*DIRECTION*
Select the lines that hold the word "page" and copy each one.

*Entries with chart source code*
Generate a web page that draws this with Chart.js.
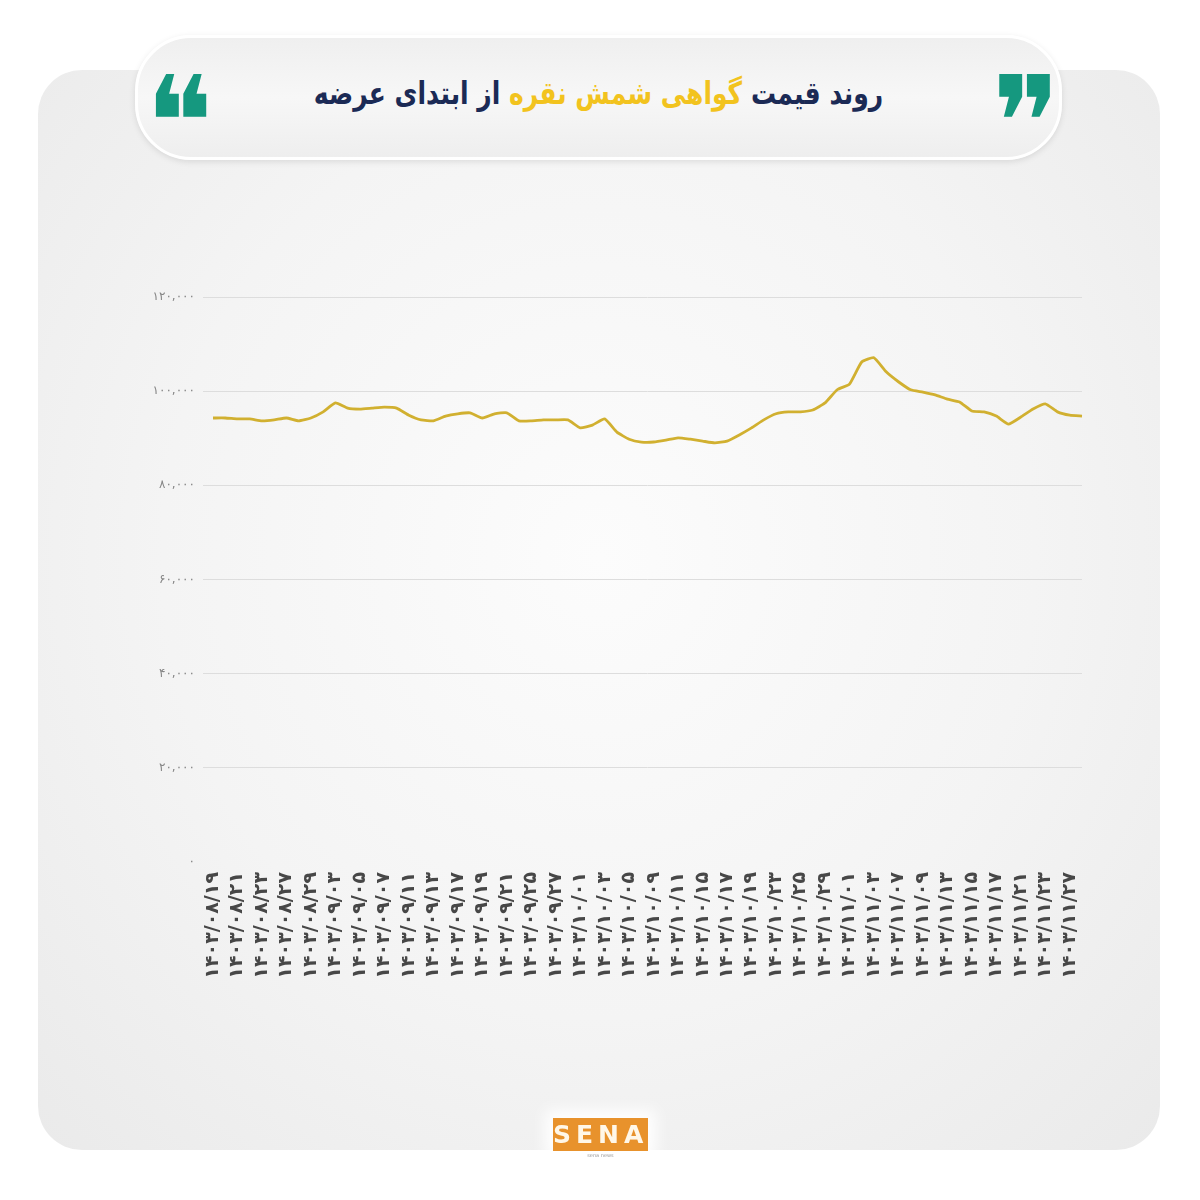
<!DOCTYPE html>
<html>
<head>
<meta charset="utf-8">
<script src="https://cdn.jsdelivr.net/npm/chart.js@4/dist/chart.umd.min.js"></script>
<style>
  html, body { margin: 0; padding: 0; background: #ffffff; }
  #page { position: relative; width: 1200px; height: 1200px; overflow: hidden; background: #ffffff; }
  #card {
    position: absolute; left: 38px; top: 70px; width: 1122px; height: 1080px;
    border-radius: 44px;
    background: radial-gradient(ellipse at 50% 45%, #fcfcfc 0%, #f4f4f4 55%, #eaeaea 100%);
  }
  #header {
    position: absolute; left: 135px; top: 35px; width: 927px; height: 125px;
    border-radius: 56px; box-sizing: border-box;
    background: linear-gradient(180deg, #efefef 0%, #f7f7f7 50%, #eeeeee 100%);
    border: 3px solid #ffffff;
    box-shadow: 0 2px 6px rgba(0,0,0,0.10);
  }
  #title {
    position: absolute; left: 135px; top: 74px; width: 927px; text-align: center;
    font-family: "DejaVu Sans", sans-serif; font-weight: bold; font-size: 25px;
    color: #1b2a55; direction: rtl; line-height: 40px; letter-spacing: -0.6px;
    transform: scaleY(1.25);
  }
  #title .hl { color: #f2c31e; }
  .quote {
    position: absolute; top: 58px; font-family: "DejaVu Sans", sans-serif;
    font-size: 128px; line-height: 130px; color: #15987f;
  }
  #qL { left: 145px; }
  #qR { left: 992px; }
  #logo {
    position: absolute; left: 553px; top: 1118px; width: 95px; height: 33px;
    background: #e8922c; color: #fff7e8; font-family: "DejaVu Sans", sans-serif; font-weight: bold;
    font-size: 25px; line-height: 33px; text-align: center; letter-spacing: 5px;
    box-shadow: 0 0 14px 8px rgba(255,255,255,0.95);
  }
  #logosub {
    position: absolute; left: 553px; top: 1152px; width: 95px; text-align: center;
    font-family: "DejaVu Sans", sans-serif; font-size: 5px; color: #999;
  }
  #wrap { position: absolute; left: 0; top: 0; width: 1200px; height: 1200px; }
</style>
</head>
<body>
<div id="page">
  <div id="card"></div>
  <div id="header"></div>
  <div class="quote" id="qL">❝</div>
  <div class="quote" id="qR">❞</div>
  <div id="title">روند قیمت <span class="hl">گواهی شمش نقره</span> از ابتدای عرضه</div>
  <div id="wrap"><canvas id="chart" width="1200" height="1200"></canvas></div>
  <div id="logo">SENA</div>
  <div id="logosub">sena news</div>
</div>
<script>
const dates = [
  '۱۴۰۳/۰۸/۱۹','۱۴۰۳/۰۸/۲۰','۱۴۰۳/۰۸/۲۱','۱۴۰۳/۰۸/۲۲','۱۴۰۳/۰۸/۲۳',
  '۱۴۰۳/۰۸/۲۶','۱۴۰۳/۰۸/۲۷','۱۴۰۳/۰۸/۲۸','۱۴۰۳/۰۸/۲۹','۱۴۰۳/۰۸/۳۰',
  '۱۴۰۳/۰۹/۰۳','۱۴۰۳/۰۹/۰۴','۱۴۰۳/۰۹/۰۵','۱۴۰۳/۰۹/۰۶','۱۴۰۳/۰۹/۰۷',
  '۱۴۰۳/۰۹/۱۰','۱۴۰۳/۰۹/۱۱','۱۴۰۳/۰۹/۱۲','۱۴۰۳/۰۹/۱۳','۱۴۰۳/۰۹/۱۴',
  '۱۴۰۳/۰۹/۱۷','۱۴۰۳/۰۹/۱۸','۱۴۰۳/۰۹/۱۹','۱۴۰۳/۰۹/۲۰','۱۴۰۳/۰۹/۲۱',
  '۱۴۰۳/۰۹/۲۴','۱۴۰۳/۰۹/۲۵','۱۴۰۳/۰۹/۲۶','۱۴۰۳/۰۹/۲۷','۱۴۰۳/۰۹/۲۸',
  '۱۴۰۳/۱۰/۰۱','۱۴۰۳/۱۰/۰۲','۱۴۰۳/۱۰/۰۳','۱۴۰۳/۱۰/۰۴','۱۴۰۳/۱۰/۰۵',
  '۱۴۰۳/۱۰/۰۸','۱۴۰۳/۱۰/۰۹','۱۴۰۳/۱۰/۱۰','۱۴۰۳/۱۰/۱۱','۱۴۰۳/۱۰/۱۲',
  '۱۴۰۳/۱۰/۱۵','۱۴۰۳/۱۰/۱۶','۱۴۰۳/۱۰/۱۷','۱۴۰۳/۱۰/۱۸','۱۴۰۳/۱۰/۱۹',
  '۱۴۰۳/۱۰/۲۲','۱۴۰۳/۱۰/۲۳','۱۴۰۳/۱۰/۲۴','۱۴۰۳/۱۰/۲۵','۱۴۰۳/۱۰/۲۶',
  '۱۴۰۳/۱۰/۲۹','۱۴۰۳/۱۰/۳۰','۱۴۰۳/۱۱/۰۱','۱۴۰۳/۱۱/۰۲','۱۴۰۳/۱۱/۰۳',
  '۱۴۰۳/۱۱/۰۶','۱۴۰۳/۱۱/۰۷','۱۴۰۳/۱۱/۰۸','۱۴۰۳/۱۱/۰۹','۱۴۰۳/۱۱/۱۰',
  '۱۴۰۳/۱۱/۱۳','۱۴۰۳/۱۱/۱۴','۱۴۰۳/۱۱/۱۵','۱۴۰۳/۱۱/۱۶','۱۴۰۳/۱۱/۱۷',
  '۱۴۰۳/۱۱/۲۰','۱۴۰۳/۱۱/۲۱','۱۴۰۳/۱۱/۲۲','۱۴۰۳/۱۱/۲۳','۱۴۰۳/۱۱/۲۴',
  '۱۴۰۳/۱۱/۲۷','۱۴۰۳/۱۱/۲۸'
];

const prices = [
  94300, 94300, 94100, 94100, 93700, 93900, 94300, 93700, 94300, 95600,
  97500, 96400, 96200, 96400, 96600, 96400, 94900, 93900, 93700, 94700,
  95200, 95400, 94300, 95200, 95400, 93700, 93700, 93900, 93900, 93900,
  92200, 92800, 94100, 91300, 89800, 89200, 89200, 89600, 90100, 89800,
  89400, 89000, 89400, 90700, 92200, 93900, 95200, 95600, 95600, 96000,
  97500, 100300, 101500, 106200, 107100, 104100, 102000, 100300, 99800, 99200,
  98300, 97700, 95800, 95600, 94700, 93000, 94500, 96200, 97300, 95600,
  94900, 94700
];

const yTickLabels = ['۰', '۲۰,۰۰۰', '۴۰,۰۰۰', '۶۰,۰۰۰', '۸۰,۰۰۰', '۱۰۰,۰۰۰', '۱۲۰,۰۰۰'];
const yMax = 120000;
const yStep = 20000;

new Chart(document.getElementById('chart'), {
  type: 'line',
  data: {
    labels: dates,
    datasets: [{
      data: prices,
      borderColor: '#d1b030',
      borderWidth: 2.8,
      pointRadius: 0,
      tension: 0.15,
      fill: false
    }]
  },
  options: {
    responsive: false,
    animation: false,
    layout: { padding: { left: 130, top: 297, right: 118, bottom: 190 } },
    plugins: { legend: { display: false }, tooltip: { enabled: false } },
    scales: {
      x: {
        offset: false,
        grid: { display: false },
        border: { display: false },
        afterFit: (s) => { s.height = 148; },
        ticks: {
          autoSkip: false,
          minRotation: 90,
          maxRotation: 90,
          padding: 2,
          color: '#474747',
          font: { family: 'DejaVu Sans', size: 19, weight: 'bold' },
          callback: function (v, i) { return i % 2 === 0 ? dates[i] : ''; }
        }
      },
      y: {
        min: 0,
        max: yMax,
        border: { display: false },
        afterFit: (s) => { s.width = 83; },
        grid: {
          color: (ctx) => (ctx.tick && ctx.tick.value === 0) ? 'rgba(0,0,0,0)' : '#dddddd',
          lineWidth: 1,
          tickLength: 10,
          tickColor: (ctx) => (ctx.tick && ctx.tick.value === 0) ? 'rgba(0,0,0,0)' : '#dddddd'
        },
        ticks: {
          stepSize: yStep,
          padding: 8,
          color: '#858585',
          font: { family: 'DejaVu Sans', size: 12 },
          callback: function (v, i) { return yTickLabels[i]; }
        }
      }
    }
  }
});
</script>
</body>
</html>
* * *
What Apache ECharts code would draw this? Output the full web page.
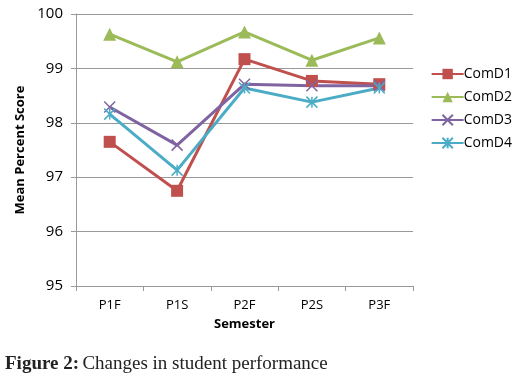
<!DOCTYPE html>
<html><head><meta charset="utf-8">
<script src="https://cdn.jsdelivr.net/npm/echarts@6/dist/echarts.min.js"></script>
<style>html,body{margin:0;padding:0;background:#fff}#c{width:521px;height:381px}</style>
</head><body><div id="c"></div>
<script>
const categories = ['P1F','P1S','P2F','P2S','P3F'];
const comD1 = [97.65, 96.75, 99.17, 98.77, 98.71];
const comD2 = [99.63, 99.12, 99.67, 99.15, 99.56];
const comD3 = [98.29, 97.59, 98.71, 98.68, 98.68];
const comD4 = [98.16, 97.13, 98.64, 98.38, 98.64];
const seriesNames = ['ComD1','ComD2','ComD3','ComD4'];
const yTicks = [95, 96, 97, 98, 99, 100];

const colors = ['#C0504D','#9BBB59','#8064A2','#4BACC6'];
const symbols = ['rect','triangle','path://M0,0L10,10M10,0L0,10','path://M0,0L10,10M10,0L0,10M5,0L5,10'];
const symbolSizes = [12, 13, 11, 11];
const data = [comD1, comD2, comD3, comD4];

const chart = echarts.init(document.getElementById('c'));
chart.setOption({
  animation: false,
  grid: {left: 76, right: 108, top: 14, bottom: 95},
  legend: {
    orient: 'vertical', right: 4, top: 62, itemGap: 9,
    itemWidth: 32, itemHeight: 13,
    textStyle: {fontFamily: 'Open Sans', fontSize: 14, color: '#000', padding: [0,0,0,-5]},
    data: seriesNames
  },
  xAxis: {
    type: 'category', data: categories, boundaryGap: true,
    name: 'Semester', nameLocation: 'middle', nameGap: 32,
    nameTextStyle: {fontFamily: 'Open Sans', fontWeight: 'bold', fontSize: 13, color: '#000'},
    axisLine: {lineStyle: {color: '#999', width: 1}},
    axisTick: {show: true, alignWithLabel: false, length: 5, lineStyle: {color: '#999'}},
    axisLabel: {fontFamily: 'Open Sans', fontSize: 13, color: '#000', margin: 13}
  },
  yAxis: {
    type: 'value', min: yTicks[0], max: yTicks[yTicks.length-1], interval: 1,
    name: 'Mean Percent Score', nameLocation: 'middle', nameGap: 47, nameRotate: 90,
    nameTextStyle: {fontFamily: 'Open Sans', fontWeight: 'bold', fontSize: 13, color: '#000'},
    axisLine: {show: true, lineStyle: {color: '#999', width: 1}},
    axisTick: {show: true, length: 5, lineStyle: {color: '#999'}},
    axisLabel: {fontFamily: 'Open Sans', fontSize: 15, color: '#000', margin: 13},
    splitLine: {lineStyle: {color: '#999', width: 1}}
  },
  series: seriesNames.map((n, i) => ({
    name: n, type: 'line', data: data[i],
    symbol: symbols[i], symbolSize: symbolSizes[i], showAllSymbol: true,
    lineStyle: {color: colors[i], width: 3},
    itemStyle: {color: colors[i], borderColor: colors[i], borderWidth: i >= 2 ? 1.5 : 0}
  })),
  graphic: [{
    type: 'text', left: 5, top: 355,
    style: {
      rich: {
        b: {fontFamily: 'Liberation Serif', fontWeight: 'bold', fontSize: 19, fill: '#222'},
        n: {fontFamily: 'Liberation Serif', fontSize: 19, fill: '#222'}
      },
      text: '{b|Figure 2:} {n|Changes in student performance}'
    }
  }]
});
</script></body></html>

*RESULT OF THIS TASK*
Generate a web page that draws this with Chart.js.
  #page { position: relative; width: 1200px; height: 1200px; overflow: hidden; background: #ffffff; }
<div id="page">
What Apache ECharts code would draw this? Output the full web page.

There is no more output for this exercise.